YOGA E' LIBERAZIONE
Pochi giorni fa sono tornata da due settimane di workshop di Ashtanga Yoga con Petri Räisänen, Scott Johnson e Wambui Njuguna. È stato un vero tuffo dentro me stessa! Ancora una volta questa pratica è riuscita a stupirmi e a lavorare in profondità, riportandomi al centro nonostante i cambiamenti, spesso imprevisti, che la vita ci porta.
L’esperienza con questi insegnanti è stata determinante: ognuno, con la propria sensibilità, ha mostrato quanto sia fondamentale creare spazio e rispettare i limiti del corpo. È così che, dietro l’apparente durezza dell’Ashtanga, si svela il suo immenso potere curativo.
Ho preso appunti che desidero condividere con voi.

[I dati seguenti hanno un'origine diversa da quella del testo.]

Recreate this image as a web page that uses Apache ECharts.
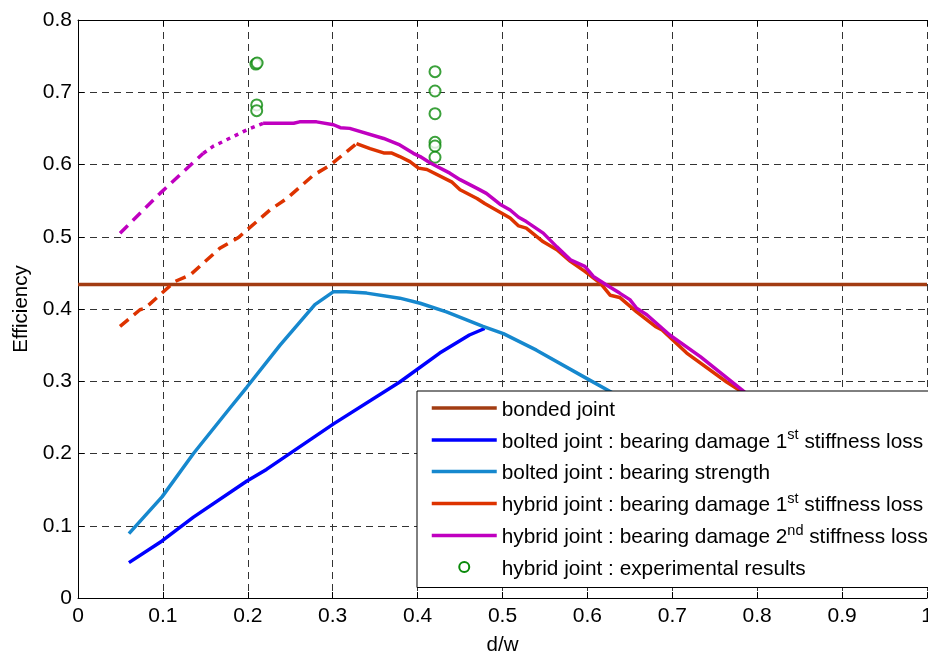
<!DOCTYPE html>
<html><head><meta charset="utf-8">
<script src="https://cdn.jsdelivr.net/npm/echarts@6/dist/echarts.min.js"></script>
<style>html,body{margin:0;padding:0;background:#fff}#c{width:928px;height:652px}</style>
</head><body><div id="c"></div>
<script>
const FONT = '"Liberation Sans", Arial, Helvetica, sans-serif';

const seriesNames = [
  'bonded joint',
  'bolted joint : bearing damage 1st stiffness loss',
  'bolted joint : bearing strength',
  'hybrid joint : bearing damage 1st stiffness loss',
  'hybrid joint : bearing damage 2nd stiffness loss',
  'hybrid joint : experimental results'
];

// bonded joint
const bondedX = [0, 1];
const bondedY = [0.434, 0.434];

// bolted joint : bearing damage 1st stiffness loss
const bolted1X = [0.060, 0.099, 0.136, 0.199, 0.222, 0.301, 0.379, 0.426, 0.461, 0.479];
const bolted1Y = [0.049, 0.079, 0.112, 0.162, 0.178, 0.241, 0.299, 0.339, 0.364, 0.373];

// bolted joint : bearing strength
const boltedSX = [0.060, 0.099, 0.136, 0.179, 0.199, 0.238, 0.279, 0.301, 0.316, 0.340, 0.379, 0.403, 0.434, 0.477, 0.501, 0.540, 0.599, 0.631, 0.680];
const boltedSY = [0.089, 0.140, 0.200, 0.263, 0.292, 0.350, 0.406, 0.424, 0.424, 0.422, 0.415, 0.408, 0.396, 0.376, 0.366, 0.343, 0.304, 0.283, 0.250];

// hybrid joint : bearing damage 1st stiffness loss (dashed part, then solid part)
const hybrid1DashX = [0.0495, 0.073, 0.079, 0.114, 0.132, 0.167, 0.189, 0.226, 0.246, 0.277, 0.297, 0.328];
const hybrid1DashY = [0.376, 0.399, 0.401, 0.438, 0.447, 0.484, 0.499, 0.537, 0.553, 0.585, 0.599, 0.629];
const hybrid1X = [0.328, 0.344, 0.360, 0.369, 0.379, 0.391, 0.401, 0.411, 0.440, 0.450, 0.470, 0.479, 0.509, 0.519, 0.528, 0.548, 0.564, 0.580, 0.597, 0.615, 0.627, 0.638, 0.658, 0.680, 0.688, 0.717, 0.764, 0.781, 0.820];
const hybrid1Y = [0.629, 0.622, 0.616, 0.616, 0.611, 0.604, 0.595, 0.593, 0.576, 0.565, 0.553, 0.546, 0.526, 0.515, 0.512, 0.493, 0.482, 0.466, 0.452, 0.436, 0.419, 0.416, 0.396, 0.376, 0.371, 0.339, 0.299, 0.286, 0.250];

// hybrid joint : bearing damage 2nd stiffness loss (dashed, dotted, solid parts)
const hybrid2DashX = [0.0495, 0.0966, 0.1476];
const hybrid2DashY = [0.505, 0.560, 0.6155];
const hybrid2DotX = [0.1476, 0.159, 0.199, 0.218];
const hybrid2DotY = [0.6155, 0.625, 0.648, 0.657];
const hybrid2X = [0.218, 0.254, 0.261, 0.281, 0.301, 0.309, 0.320, 0.360, 0.379, 0.395, 0.403, 0.415, 0.438, 0.450, 0.470, 0.481, 0.497, 0.509, 0.519, 0.528, 0.548, 0.564, 0.580, 0.597, 0.607, 0.623, 0.638, 0.650, 0.658, 0.670, 0.697, 0.733, 0.782, 0.820];
const hybrid2Y = [0.657, 0.657, 0.659, 0.659, 0.655, 0.651, 0.650, 0.636, 0.627, 0.6155, 0.611, 0.602, 0.588, 0.579, 0.567, 0.560, 0.545, 0.537, 0.527, 0.521, 0.505, 0.486, 0.468, 0.459, 0.445, 0.433, 0.422, 0.413, 0.401, 0.392, 0.364, 0.334, 0.288, 0.250];

// hybrid joint : experimental results
const expX = [0.2095, 0.2110, 0.2105, 0.2105, 0.4205, 0.4205, 0.4205, 0.4205, 0.4205, 0.4205];
const expY = [0.7390, 0.7405, 0.6824, 0.6745, 0.7285, 0.7017, 0.6703, 0.6307, 0.6256, 0.6100];

const xMin = 0, xMax = 1, xStep = 0.1;
const yMin = 0, yMax = 0.8, yStep = 0.1;

const C = {
  bonded: '#A23C12',
  bolted1: '#0000FF',
  boltedS: '#1688CE',
  hybrid1: '#DD3300',
  hybrid2: '#C000C0',
  exp: '#0A8A0A'
};

function zip(xs, ys) { return xs.map((x, i) => [x, ys[i]]); }

function lineSeries(name, xs, ys, color, type) {
  return {
    name: name, type: 'line', xAxisIndex: 0, yAxisIndex: 0,
    data: zip(xs, ys),
    symbol: 'none', showSymbol: false, smooth: false,
    lineStyle: { color: color, width: 3.5, type: type || 'solid' },
    itemStyle: { color: color },
    emphasis: { disabled: true },
    animation: false
  };
}

const chart = echarts.init(document.getElementById('c'), null, { renderer: 'canvas' });

const axisCommon = {
  axisLine: { show: true, onZero: false, lineStyle: { color: '#000', width: 1 } },
  axisTick: { show: true, inside: true, length: 6, lineStyle: { color: '#000' } },
};

chart.setOption({
  animation: false,
  backgroundColor: '#fff',
  grid: { left: 78, right: 1, top: 20, bottom: 54, containLabel: false, outerBoundsMode: 'none' },
  xAxis: [
    Object.assign({
      type: 'value', min: xMin, max: xMax, interval: xStep, position: 'bottom',
      name: 'd/w', nameLocation: 'middle', nameGap: 37,
      nameTextStyle: { fontFamily: FONT, fontSize: 20.5, color: '#000' },
      axisLabel: { fontFamily: FONT, fontSize: 21, color: '#000', margin: 8, showMaxLabel: true },
      splitLine: { show: true, lineStyle: { color: '#333', width: 1, type: [7, 5] } }
    }, axisCommon),
    Object.assign({
      type: 'value', min: xMin, max: xMax, interval: xStep, position: 'top',
      axisLabel: { show: false }, splitLine: { show: false }
    }, axisCommon)
  ],
  yAxis: [
    Object.assign({
      type: 'value', min: yMin, max: yMax, interval: yStep, position: 'left',
      name: 'Efficiency', nameLocation: 'middle', nameGap: 44,
      nameTextStyle: { fontFamily: FONT, fontSize: 20.5, color: '#000' },
      axisLabel: { fontFamily: FONT, fontSize: 21, color: '#000', margin: 6 },
      splitLine: { show: true, lineStyle: { color: '#333', width: 1, type: [7, 5] } }
    }, axisCommon)
  ],
  legend: {
    show: true,
    orient: 'vertical',
    left: 417, top: 391,
    padding: [5, 60, 8, 13],
    itemWidth: 65, itemHeight: 10, itemGap: 7,
    backgroundColor: '#fff',
    borderColor: '#000', borderWidth: 1,
    selectedMode: false,
    itemStyle: { opacity: 0 },
    lineStyle: { width: 3.5 },
    data: [
      { name: seriesNames[0] },
      { name: seriesNames[1] },
      { name: seriesNames[2] },
      { name: seriesNames[3] },
      { name: seriesNames[4] },
      { name: seriesNames[5], itemStyle: { opacity: 1, borderWidth: 1 } }
    ],
    textStyle: {
      fontFamily: FONT, fontSize: 20.8, color: '#000', lineHeight: 24,
      rich: {
        m: { fontFamily: FONT, fontSize: 20.8, lineHeight: 24, height: 20, color: '#000', verticalAlign: 'bottom' },
        s: { fontFamily: FONT, fontSize: 14.5, lineHeight: 24, height: 14, color: '#000', verticalAlign: 'top' }
      }
    },
    formatter: function (name) {
      const m = name.match(/^(.*?)(\d)(st|nd)(.*)$/);
      if (m) return '{m|' + m[1] + m[2] + '}{s|' + m[3] + '}{m|' + m[4] + '}';
      return '{m|' + name + '}';
    }
  },
  series: [
    lineSeries(seriesNames[0], bondedX, bondedY, C.bonded),
    lineSeries(seriesNames[1], bolted1X, bolted1Y, C.bolted1),
    lineSeries(seriesNames[2], boltedSX, boltedSY, C.boltedS),
    lineSeries('hybrid1-dashed', hybrid1DashX, hybrid1DashY, C.hybrid1, [11, 7]),
    lineSeries(seriesNames[3], hybrid1X, hybrid1Y, C.hybrid1),
    lineSeries('hybrid2-dashed', hybrid2DashX, hybrid2DashY, C.hybrid2, [11, 7]),
    lineSeries('hybrid2-dotted', hybrid2DotX, hybrid2DotY, C.hybrid2, [4, 5]),
    lineSeries(seriesNames[4], hybrid2X, hybrid2Y, C.hybrid2),
    {
      name: seriesNames[5], type: 'scatter',
      data: zip(expX, expY),
      symbol: 'emptyCircle', symbolSize: 11,
      itemStyle: { color: C.exp, borderColor: C.exp, borderWidth: 1 },
      emphasis: { disabled: true },
      animation: false
    }
  ]
});
</script>
</body></html>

Il primo riguarda l’esecuzione dell’asana: non è una “figura” da imitare, ma uno strumento che libera meccanismi fisici, mentali ed emotivi custoditi nella nostra memoria. Non importa se la postura non assomiglia all’immagine di un libro: ciò che conta è il lavoro interiore che si attiva attraverso il respiro. Se pensiamo allo yoga come a un allenamento per “fare meglio”, ci allontaniamo dalla sua essenza; più respiriamo e ci rilassiamo, più il corpo si apre e la libertà si manifesta.
Interessante anche la riflessione sugli aggiustamenti: Scott Johnson, prima di intervenire su un allievo, immagina dentro di sé la postura per percepire cosa prova chi ha davanti. L’aggiustamento deve seguire il ritmo del respiro e va fatto con grande rispetto, perché toccare un corpo è un gesto potente.

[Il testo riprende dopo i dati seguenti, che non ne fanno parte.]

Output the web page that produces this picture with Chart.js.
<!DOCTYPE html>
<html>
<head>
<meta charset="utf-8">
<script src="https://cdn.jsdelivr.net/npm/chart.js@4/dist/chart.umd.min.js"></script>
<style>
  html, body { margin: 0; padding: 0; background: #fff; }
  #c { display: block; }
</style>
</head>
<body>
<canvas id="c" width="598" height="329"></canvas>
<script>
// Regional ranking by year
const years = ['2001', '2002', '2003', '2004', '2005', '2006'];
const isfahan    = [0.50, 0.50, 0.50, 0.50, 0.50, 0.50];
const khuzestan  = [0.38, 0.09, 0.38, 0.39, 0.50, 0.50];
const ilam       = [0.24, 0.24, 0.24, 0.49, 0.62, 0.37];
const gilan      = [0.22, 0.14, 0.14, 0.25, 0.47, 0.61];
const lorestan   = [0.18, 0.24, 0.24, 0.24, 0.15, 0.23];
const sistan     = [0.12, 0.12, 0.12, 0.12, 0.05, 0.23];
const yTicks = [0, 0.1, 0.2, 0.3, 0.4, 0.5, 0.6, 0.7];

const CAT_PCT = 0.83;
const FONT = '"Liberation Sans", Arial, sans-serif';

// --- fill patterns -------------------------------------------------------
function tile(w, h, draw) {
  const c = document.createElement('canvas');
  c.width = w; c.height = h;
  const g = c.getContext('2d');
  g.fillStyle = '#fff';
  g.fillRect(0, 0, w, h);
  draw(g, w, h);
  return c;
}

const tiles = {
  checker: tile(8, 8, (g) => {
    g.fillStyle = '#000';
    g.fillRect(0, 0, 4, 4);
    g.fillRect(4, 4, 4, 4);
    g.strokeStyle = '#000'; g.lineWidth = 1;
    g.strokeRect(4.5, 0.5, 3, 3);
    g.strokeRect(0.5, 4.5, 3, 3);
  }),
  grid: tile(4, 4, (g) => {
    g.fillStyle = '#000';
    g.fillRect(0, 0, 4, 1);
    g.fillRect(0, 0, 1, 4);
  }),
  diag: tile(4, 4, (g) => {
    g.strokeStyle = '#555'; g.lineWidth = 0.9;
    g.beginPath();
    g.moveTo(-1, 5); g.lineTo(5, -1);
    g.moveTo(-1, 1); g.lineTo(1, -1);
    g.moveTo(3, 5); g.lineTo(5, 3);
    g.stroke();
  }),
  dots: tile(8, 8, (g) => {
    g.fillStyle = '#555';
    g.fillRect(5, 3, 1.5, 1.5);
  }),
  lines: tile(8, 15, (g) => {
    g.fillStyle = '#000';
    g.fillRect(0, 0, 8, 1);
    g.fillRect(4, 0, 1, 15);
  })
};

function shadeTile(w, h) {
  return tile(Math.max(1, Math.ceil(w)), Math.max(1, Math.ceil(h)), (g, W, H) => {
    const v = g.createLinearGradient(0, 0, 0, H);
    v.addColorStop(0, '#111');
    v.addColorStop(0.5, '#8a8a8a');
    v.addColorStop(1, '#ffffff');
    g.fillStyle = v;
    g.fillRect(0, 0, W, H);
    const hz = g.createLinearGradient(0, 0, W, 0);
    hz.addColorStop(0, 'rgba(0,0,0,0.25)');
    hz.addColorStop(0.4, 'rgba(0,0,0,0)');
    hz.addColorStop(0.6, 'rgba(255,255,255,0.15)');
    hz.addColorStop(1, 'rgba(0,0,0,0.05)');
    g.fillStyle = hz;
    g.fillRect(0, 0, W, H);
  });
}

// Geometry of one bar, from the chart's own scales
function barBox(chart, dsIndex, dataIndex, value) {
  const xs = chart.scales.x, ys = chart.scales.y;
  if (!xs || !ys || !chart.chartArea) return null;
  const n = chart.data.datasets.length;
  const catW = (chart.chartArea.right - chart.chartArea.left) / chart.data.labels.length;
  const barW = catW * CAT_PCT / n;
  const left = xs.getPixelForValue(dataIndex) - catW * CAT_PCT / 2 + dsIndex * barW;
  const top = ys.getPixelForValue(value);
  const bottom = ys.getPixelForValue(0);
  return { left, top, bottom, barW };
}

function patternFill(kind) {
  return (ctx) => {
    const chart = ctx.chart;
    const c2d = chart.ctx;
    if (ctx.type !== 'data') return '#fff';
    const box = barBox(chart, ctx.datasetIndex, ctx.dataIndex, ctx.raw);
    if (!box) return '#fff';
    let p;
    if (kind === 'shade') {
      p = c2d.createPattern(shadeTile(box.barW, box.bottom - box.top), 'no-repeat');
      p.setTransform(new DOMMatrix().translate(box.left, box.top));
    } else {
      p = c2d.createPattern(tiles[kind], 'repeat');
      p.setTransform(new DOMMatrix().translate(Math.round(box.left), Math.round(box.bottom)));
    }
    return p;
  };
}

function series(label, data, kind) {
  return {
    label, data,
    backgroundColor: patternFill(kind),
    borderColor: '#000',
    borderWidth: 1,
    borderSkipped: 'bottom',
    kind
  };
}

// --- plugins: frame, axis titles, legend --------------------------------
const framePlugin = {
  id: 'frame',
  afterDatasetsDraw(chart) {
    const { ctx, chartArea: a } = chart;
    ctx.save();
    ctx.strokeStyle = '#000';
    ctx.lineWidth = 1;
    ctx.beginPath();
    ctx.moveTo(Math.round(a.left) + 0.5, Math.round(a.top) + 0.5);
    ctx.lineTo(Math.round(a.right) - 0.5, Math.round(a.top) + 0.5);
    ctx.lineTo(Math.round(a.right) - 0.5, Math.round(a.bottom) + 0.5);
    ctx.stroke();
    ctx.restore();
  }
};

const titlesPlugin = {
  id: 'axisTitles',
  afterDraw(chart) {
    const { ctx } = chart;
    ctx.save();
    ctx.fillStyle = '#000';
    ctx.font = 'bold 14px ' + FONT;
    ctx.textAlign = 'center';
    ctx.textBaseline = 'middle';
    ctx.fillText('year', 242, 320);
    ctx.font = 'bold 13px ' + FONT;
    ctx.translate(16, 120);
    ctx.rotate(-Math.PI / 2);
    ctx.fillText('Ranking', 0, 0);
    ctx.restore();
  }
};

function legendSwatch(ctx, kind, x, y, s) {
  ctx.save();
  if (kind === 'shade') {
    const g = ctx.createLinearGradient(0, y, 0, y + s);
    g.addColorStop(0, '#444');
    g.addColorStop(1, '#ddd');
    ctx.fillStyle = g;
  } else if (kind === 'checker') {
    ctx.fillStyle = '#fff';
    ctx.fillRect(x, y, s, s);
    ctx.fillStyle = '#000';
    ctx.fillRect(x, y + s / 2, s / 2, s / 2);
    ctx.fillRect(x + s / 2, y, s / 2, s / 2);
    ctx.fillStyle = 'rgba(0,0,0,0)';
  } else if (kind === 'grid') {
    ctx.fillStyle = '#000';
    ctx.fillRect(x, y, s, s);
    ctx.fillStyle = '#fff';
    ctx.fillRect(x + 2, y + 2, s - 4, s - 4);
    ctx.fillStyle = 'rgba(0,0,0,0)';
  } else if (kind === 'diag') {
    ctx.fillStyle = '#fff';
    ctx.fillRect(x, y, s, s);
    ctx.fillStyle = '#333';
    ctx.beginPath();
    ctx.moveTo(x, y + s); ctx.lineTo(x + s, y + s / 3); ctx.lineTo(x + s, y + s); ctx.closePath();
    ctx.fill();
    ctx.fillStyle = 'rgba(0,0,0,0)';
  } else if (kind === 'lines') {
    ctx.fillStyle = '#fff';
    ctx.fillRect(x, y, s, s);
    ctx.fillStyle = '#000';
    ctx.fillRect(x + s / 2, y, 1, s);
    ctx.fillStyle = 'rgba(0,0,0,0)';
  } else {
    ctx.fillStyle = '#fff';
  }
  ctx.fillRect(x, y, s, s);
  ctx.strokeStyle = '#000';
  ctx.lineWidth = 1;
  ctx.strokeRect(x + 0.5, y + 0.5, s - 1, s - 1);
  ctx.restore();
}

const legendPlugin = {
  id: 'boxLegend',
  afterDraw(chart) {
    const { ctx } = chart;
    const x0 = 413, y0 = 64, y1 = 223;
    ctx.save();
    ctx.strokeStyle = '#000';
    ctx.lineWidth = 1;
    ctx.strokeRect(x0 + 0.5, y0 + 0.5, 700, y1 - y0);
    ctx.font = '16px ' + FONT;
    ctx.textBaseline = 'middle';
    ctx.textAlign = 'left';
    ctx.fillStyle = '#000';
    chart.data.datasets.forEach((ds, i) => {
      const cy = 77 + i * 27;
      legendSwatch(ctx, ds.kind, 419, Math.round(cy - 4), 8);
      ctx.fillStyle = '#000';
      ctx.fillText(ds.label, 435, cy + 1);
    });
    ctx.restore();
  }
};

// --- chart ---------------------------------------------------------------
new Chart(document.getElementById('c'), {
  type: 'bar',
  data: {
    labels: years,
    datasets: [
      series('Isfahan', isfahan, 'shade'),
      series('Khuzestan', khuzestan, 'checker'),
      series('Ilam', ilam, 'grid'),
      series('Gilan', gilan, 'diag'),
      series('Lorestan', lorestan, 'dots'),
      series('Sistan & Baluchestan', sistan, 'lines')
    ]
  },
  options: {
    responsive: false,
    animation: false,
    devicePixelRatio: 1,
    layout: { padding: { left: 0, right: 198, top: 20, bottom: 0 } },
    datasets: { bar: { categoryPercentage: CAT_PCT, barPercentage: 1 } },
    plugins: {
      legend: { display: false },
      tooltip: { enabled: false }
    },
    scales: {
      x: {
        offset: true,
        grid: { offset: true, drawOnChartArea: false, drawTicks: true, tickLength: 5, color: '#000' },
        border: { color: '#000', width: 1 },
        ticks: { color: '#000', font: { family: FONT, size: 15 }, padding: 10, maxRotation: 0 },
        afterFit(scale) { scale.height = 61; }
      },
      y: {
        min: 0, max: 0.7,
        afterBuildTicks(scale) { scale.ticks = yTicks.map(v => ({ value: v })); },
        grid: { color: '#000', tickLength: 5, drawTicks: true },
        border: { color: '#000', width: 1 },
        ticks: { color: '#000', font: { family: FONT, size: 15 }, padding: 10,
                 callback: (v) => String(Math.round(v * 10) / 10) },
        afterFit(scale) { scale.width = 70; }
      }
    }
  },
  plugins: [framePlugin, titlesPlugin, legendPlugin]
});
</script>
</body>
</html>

Si è parlato anche del potere verbale e di presenza che l’insegnante inevitabilmente esercita in shala: il legame con l’allievo dev’essere sacro e rispettoso. Se qualcosa ci mette a disagio, dobbiamo sentirci liberə di comunicarlo.
Altro tema centrale: il pranayama. È ciò che unisce corpo e mente. “Esisto perché respiro”: semplice e vero, ma a volte lo dimentichiamo. Gli esercizi di respirazione ci collegano consapevolmente al mondo esterno. Quando diciamo “c’è aria pesante”, stiamo descrivendo una sensazione dentro di noi. Noi siamo quel respiro che può portare cambiamento, restituire gentilezza e calma.

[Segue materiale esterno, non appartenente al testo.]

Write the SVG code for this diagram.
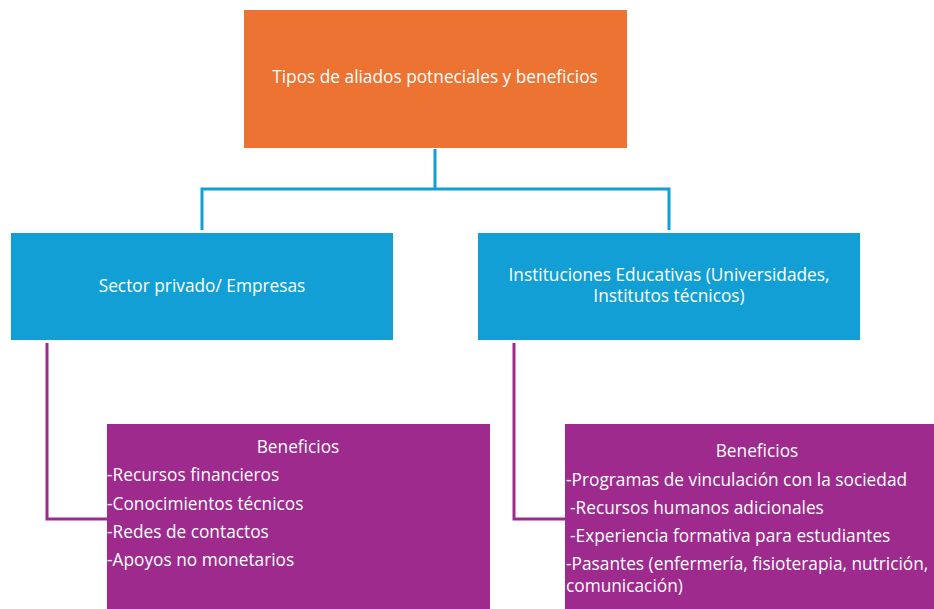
<svg xmlns="http://www.w3.org/2000/svg" width="934" height="609" viewBox="0 0 934 609">
<style>
text{font-family:"Open Sans","Liberation Sans",Arial,sans-serif;font-size:17.3px;fill:#fff}
.c{text-anchor:middle}
.blue{fill:#119FD6}
.org{fill:#ED7332}
.pur{fill:#9E2A8E}
.lb{fill:none;stroke:#119FD6;stroke-width:3}
.lp{fill:none;stroke:#9E2A8E;stroke-width:3}
</style>
<rect width="934" height="609" fill="#fff"/>
<g id="connectors">
<path class="lb" d="M435 149V189M202 230V189H669V230"/>
<path class="lp" d="M47 343V519H107"/>
<path class="lp" d="M514 343V519H565"/>
</g>
<g id="root">
<rect class="org" x="244" y="10" width="383" height="138"/>
<text class="c" x="435" y="83">Tipos de aliados potneciales y beneficios</text>
</g>
<g id="privado">
<rect class="blue" x="11" y="233" width="382" height="107"/>
<text class="c" x="202" y="292">Sector privado/ Empresas</text>
</g>
<g id="educativas">
<rect class="blue" x="478" y="233" width="382" height="107"/>
<text class="c" x="669" y="281">Instituciones Educativas (Universidades,</text>
<text class="c" x="669" y="302">Institutos técnicos)</text>
</g>
<g id="ben-privado">
<rect class="pur" x="107" y="424" width="383" height="185"/>
<text class="c" x="298" y="453">Beneficios</text>
<text x="107" y="481">-Recursos financieros</text>
<text x="107" y="510">-Conocimientos técnicos</text>
<text x="107" y="538">-Redes de contactos</text>
<text x="107" y="566">-Apoyos no monetarios</text>
</g>
<g id="ben-educativas">
<rect class="pur" x="565" y="424" width="369" height="185"/>
<text class="c" x="757" y="457">Beneficios</text>
<text x="566" y="486">-Programas de vinculación con la sociedad</text>
<text x="570" y="514">-Recursos humanos adicionales</text>
<text x="570" y="542">-Experiencia formativa para estudiantes</text>
<text x="566" y="570">-Pasantes (enfermería, fisioterapia, nutrición,</text>
<text x="566" y="592">comunicación)</text>
</g>
</svg>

Molto si è parlato di gentilezza: praticare con gentilezza, sorridere mentre danziamo col respiro sul tappetino. Questo atteggiamento diventa anche un modo per affrontare le dure notizie che ogni giorno ci raggiungono. Non possiamo fermare le guerre da sole, ma possiamo creare ambienti di cura e rispetto nelle nostre comunità. Una goccia nel mare, sì, ma il mare non è forse fatto di gocce?
Indimenticabile anche l’incontro con Wambui Njuguna, che ha scelto di non insegnare più Ashtanga ma continua a praticarlo. Con lei ho sperimentato una guidata “accessibile”, arricchita da posture della serie intermedia come Salabhasana, benefica per la schiena anche a chi pratica solo la prima serie. Il suo lavoro si è concentrato su pranayama e meditazione con affermazioni di guarigione dei traumi. I “5 steps self hold”, ispirati alla saggezza delle culture indigene, sono stati per me una rivelazione: attraverso il contatto delle mani sul corpo e il respiro, accompagnato da frasi come Io sono salva, Io sono a casa, Io sono amata, Io sono nel mio corpo, ho sentito una profonda liberazione.
Se volete conoscerla meglio, potete visitare il suo sito: wambuinjuguna.com
Questo workshop mi ha ricordato ancora una volta che lo yoga non è mai solo pratica fisica, ma un viaggio che ci insegna a respirare, ad ascoltare e a prenderci cura di noi e delle persone intorno. Porto con me un grande senso di gratitudine e la voglia di continuare a condividere questi insegnamenti con voi.
Perché sì: lo yoga è liberazione ma anche rivoluzione 🌸🔥.